As of Jan. 1, organizations will have to be compliant with PCI-DSS 3.0, the
latest version of the standard. It has been available for about a year,
although organizations could opt this year for auditing purposes to be
compliant with the 2.0 version.

Many of the improvements that merchants can make are process oriented, such
as changing default passwords for remote login systems and ensuring that
all card data is encrypted when it is not moving.

The adoption in the U.S. of EMV (Europay, MasterCard and Visa) technology,
also known as chip-and-PIN, should make an impact on face-to-face and lost
card fraud, King said.

Europe has long issued EMV cards, which have a microchip that uses a
cryptographic process combined with a PIN to authorize a transaction. The
microchip has yet to be forged by the criminal community, which has
primarily focused on creating forged cards from the data contained on the
magnetic stripe.

Europe has correspondingly has seen a sharp rise in card-not-present fraud
as criminals thwarted by EMV looked to collect card details that can be
used in transactions not requiring a physical card, such as over the
Internet, he said.

One positive point of the last year's troubles is that data security now
has the attention of C-level executives, as stopping data breaches also
means job security for those executives, said Stephen W. Orfei, the
incoming general manager of the PCI Council.
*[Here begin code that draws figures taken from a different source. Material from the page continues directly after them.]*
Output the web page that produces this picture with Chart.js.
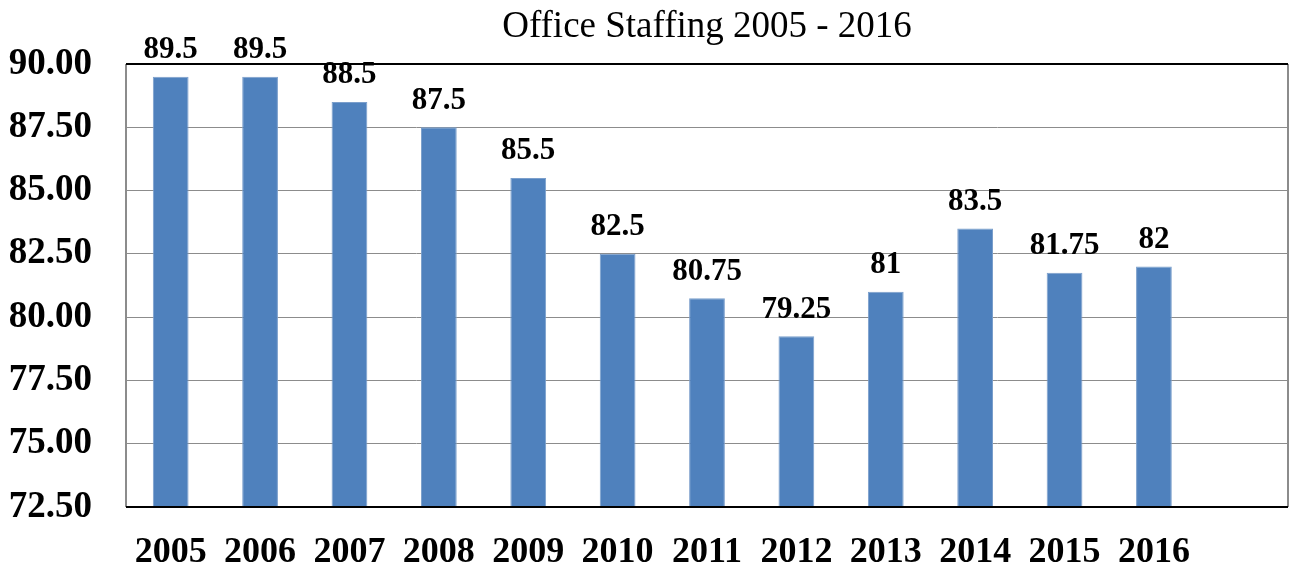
<!DOCTYPE html>
<html>
<head>
<meta charset="utf-8">
<script src="https://cdn.jsdelivr.net/npm/chart.js@4"></script>
<style>
  html, body { margin: 0; padding: 0; background: #fff; }
  #wrap { width: 1289px; height: 564px; position: relative; }
</style>
</head>
<body>
<div id="wrap"><canvas id="staffChart"></canvas></div>
<script>
// Office staffing bar chart

const titleText = 'Office Staffing 2005 - 2016';
const years = ['2005', '2006', '2007', '2008', '2009', '2010', '2011', '2012', '2013', '2014', '2015', '2016'];
const staffing = [89.5, 89.5, 88.5, 87.5, 85.5, 82.5, 80.75, 79.25, 81, 83.5, 81.75, 82];
const valueLabels = ['89.5', '89.5', '88.5', '87.5', '85.5', '82.5', '80.75', '79.25', '81', '83.5', '81.75', '82'];

const SERIF = '"Liberation Serif", "Times New Roman", serif';

// title centred over the plot area, not the canvas
const plotTitle = {
  id: 'plotTitle',
  afterDraw: function (chart) {
    const ctx = chart.ctx;
    const a = chart.chartArea;
    ctx.save();
    ctx.font = '37px ' + SERIF;
    ctx.fillStyle = '#000';
    ctx.textAlign = 'center';
    ctx.textBaseline = 'middle';
    ctx.fillText(titleText, (a.left + a.right) / 2, 27);
    ctx.restore();
  }
};

// frame round the plot area: black top/bottom, grey sides
const plotFrame = {
  id: 'plotFrame',
  afterDraw: function (chart) {
    const ctx = chart.ctx;
    const a = chart.chartArea;
    ctx.save();
    ctx.strokeStyle = '#8c8c8c';
    ctx.lineWidth = 2;
    ctx.beginPath();
    ctx.moveTo(a.left, a.top);
    ctx.lineTo(a.left, a.bottom);
    ctx.moveTo(a.right, a.top);
    ctx.lineTo(a.right, a.bottom);
    ctx.stroke();
    ctx.strokeStyle = '#000';
    ctx.lineWidth = 2;
    ctx.beginPath();
    ctx.moveTo(a.left, a.top);
    ctx.lineTo(a.right, a.top);
    ctx.moveTo(a.left, a.bottom);
    ctx.lineTo(a.right, a.bottom);
    ctx.stroke();
    ctx.restore();
  }
};

const barValues = {
  id: 'barValues',
  afterDatasetsDraw: function (chart) {
    const ctx = chart.ctx;
    const meta = chart.getDatasetMeta(0);
    ctx.save();
    ctx.font = 'bold 31px ' + SERIF;
    ctx.fillStyle = '#000';
    ctx.textAlign = 'center';
    ctx.textBaseline = 'bottom';
    meta.data.forEach(function (bar, i) {
      ctx.fillText(valueLabels[i], bar.x, bar.y - 11);
    });
    ctx.restore();
  }
};

const ctx = document.getElementById('staffChart').getContext('2d');
new Chart(ctx, {
  type: 'bar',
  data: {
    labels: years.concat(['']),
    datasets: [{
      data: staffing,
      backgroundColor: '#4f81bd',
      borderColor: '#7b9fcc',
      borderWidth: 1,
      barPercentage: 0.8,
      categoryPercentage: 0.5,
      base: 72.5
    }]
  },
  options: {
    responsive: true,
    maintainAspectRatio: false,
    animation: false,
    layout: { padding: { left: 0, right: 1, top: 64, bottom: 0 } },
    plugins: {
      legend: { display: false },
      tooltip: { enabled: false },
      title: { display: false }
    },
    scales: {
      x: {
        grid: { display: false },
        border: { display: false },
        ticks: {
          color: '#000',
          font: { family: SERIF, size: 36, weight: 'bold' },
          maxRotation: 0,
          autoSkip: false,
          padding: 16
        },
        afterFit: function (scale) { scale.height = 57; }
      },
      y: {
        min: 72.5,
        max: 90,
        border: { display: false },
        grid: { color: '#8c8c8c', lineWidth: 1, drawTicks: false },
        ticks: {
          stepSize: 2.5,
          color: '#000',
          font: { family: SERIF, size: 37, weight: 'bold' },
          padding: 34,
          callback: function (v) { return v.toFixed(2); }
        },
        afterFit: function (scale) { scale.width = 126; }
      }
    }
  },
  plugins: [plotTitle, plotFrame, barValues]
});
</script>
</body>
</html>
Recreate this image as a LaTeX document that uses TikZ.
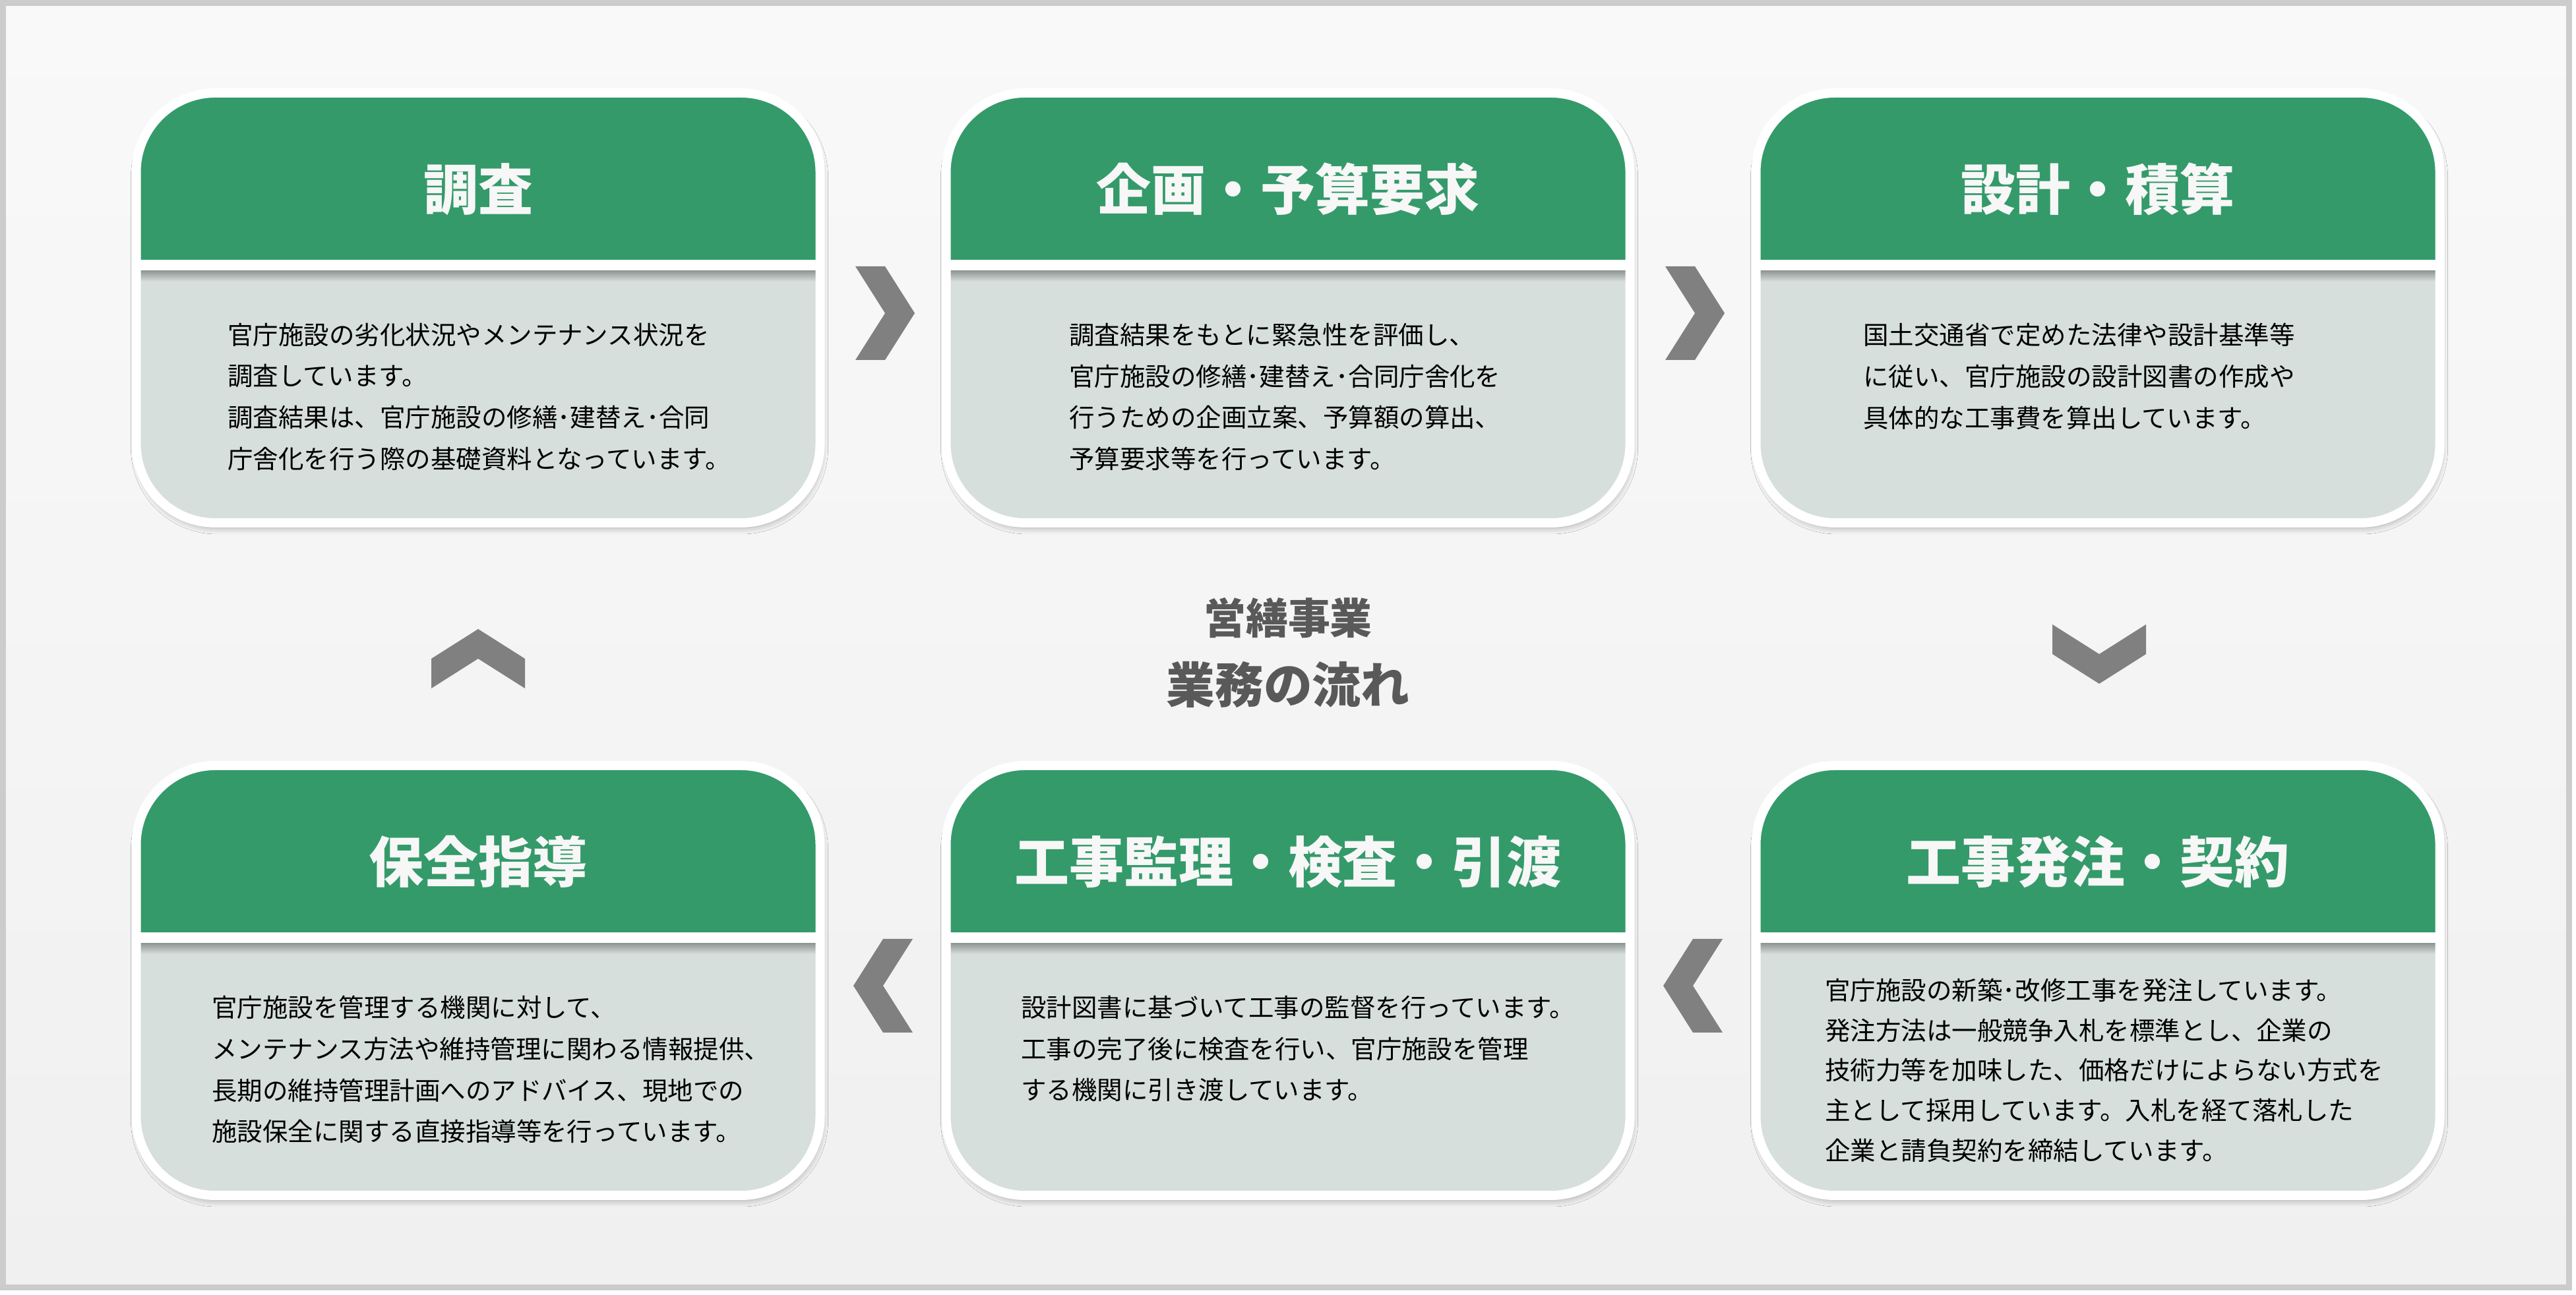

Also, all of the breaches of the last year could have been prevented, Orfei
said. The industry is looking at ways to "devalue" payment card data, or
modify it so that it would be useless if it fell into the hands of
criminals, he said.

One of those technologies is point-to-point encryption, which involves
encrypting card data immediately after it is collected. Many of the recent
data breaches have been attributed to malware that collects the remnants of
card data from a computer's RAM. The data would be unusable if encrypted.

Point-to-point encryption isn't mandatory in PCI-DSS 3.0, but it is a
standalone recommendation, said Troy Leach, CTO of the PCI Council. "We
have looked at the future and what version 4.0 may bring, and that is a
likely possibility," he said.

Also in discussion is wider use of tokenization, Orfei said. Tokenization
involves using a numerical representation of a real payment card number to
authorize payments. If intercepted, the token wouldn't be of use to
criminals to authorize further transactions, unlike a full card number.

"If you think about it, the technology is there now," Orfei said. "You can
actually devalue the data, and that is the end game."